English Literature and Composition is one of several departments in a typical college or university. The major affords students the opportunity to read and analyze works of poetry, drama and fiction. English departments strive to expose students to a variety of literary genres and analytical approaches while also improving their writing skills.
  1. History

    • As a discipline, the study of English literature and composition is relatively new when compared to mathematics or history. Certainly ancient and modern students read literary works carefully in and out of the classroom, but the formal category of a department emerged in the late nineteenth century. The discipline's central organization, the Modern Language Association, was founded in 1883. Since that time, English departments and professors have specialized to teach students language and literature.

    Purpose of Composition

    • Almost all college students, not just majors, must take some kind of introductory composition class, usually in their first year. The purpose of the composition class is to train students how to write at the college level and how to craft persuasive, organized and grammatically correct papers. Because nearly all disciplines require some degree of writing, making the composition course central to an incoming student's experience, the number of instructors teaching and studying English composition has grown considerably. Courses typically consist of writing a number of short essays, usually producing several drafts of each, and practicing different types of assignments, such as the research essay.

    Literary Survey

    • The literary survey is designed to give students a broad understanding of English literary history. Courses may cover large periods of time, say from Anglo Saxon England to the eighteenth century Romantics, and are usually taught with the help of a large anthology. Surveys propose to expose students generally to the movement of literary history, not always progressive or smooth, as a way of giving students another lens to understand history, culture and art. Instructors hope that survey courses will help students find a period or style they later will explore in depth.

    Formal Concerns

    • Some professors of English literature continue to teach formal methods of literary analysis. Formalist approaches analyze poetic meter and form, generic categories and their history, numerology and other symbolic patterns within literary language, while recognizing rhetorical forms, such as irony, allegory or mimesis. Although courses in formal analysis are often neglected and ridiculed as dull and old-fashioned, students of English literature gain considerable insight when recognizing deliberate patterns in poetic language or rhetorical strategies to persuade audiences, methods still at work in any political contest.

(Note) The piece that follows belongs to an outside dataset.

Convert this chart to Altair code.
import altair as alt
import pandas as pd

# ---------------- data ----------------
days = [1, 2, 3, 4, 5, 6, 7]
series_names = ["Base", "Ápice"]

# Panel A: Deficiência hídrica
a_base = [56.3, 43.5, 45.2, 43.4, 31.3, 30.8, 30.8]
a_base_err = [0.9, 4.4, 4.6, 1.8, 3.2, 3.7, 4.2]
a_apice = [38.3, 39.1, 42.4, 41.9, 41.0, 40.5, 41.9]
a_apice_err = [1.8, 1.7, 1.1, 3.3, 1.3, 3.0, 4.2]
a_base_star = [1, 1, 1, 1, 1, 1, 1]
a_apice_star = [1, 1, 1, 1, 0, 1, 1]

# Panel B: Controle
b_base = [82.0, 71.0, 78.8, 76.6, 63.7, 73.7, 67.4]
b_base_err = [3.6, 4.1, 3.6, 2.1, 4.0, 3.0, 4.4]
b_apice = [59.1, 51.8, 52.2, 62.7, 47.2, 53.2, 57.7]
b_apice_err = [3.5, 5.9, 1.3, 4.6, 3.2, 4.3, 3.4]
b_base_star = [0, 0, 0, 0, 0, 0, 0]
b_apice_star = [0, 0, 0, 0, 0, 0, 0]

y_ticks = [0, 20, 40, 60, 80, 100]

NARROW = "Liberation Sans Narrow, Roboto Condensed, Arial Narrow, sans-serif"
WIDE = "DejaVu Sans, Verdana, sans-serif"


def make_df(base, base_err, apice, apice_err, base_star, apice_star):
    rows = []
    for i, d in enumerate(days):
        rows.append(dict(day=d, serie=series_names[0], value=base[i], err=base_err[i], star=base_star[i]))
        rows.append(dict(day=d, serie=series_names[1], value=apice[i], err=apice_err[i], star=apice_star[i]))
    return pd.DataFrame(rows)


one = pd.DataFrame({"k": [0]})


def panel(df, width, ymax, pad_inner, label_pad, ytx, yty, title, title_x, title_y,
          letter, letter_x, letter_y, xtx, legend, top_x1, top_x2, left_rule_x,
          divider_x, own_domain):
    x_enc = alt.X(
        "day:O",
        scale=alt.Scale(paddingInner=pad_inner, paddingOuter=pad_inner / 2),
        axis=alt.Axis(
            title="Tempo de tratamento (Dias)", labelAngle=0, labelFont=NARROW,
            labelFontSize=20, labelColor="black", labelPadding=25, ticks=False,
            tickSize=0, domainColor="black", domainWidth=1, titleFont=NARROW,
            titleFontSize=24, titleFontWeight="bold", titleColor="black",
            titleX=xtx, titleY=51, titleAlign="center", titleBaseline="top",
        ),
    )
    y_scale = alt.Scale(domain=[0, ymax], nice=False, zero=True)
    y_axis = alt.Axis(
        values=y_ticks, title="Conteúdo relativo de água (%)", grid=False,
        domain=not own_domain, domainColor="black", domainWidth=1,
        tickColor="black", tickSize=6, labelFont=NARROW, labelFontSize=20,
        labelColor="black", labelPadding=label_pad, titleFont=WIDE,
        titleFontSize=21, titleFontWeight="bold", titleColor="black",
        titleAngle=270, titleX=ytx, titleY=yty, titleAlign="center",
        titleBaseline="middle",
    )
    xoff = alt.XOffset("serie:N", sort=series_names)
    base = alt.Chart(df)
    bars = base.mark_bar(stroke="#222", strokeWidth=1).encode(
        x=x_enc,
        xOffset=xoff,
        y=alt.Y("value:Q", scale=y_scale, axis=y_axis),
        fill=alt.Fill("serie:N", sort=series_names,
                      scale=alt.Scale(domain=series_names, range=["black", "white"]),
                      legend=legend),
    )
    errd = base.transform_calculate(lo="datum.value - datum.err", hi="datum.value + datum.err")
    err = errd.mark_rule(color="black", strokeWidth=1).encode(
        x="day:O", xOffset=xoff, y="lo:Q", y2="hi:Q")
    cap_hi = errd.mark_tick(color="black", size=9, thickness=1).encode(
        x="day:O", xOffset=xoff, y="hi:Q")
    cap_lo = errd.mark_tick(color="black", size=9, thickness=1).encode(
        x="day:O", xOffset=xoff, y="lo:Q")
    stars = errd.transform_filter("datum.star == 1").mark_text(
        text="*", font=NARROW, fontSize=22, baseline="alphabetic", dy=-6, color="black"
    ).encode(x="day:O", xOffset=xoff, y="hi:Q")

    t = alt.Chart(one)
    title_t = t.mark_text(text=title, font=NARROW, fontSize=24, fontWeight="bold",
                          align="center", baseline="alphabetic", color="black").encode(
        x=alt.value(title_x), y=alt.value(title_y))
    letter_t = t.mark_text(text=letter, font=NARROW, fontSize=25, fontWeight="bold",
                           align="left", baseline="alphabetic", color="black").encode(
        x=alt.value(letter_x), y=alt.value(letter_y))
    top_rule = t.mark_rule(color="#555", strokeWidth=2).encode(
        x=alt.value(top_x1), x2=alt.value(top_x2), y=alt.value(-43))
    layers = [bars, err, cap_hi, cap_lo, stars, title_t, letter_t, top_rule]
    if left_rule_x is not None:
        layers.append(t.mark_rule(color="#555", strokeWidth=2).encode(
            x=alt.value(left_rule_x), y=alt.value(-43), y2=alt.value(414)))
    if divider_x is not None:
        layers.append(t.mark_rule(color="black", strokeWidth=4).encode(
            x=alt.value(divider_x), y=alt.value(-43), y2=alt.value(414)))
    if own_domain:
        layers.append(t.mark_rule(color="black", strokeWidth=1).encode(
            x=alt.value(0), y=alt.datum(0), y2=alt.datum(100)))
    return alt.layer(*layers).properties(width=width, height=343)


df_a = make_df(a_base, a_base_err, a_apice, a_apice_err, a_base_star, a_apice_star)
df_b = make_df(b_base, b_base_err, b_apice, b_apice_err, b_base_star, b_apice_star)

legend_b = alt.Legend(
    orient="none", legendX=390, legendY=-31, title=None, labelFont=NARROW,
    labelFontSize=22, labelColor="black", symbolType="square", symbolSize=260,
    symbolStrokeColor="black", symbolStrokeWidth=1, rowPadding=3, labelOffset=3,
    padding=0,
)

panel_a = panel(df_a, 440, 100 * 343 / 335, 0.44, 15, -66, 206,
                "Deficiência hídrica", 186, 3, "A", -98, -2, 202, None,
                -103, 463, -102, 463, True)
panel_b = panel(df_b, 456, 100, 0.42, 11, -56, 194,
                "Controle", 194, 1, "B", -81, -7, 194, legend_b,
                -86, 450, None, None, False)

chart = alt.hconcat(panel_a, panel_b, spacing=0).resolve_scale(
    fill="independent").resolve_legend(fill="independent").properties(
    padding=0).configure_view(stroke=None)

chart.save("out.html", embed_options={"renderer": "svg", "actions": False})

    Cultural and Theoretical Approaches

    • While some English professors see the poem or novel as a work of art to be evaluated solely on its own terms, other professors study the work of literature in relation to its cultural moment or how it demonstrates certain theoretical frameworks. Marxists, feminists, historicist critics, to name a few, teach literary texts as examples of particular ideologies. This approach understands literature less as an independent object and more as a part of a larger cultural system from which it was born and to which it contributes. It is not enough, for example, to read a novel and annotate the allusions to the Bible or classical poetry; rather, it is more satisfying to see how the novel reflects the condition of women or how it challenges the period's racial stereotypes.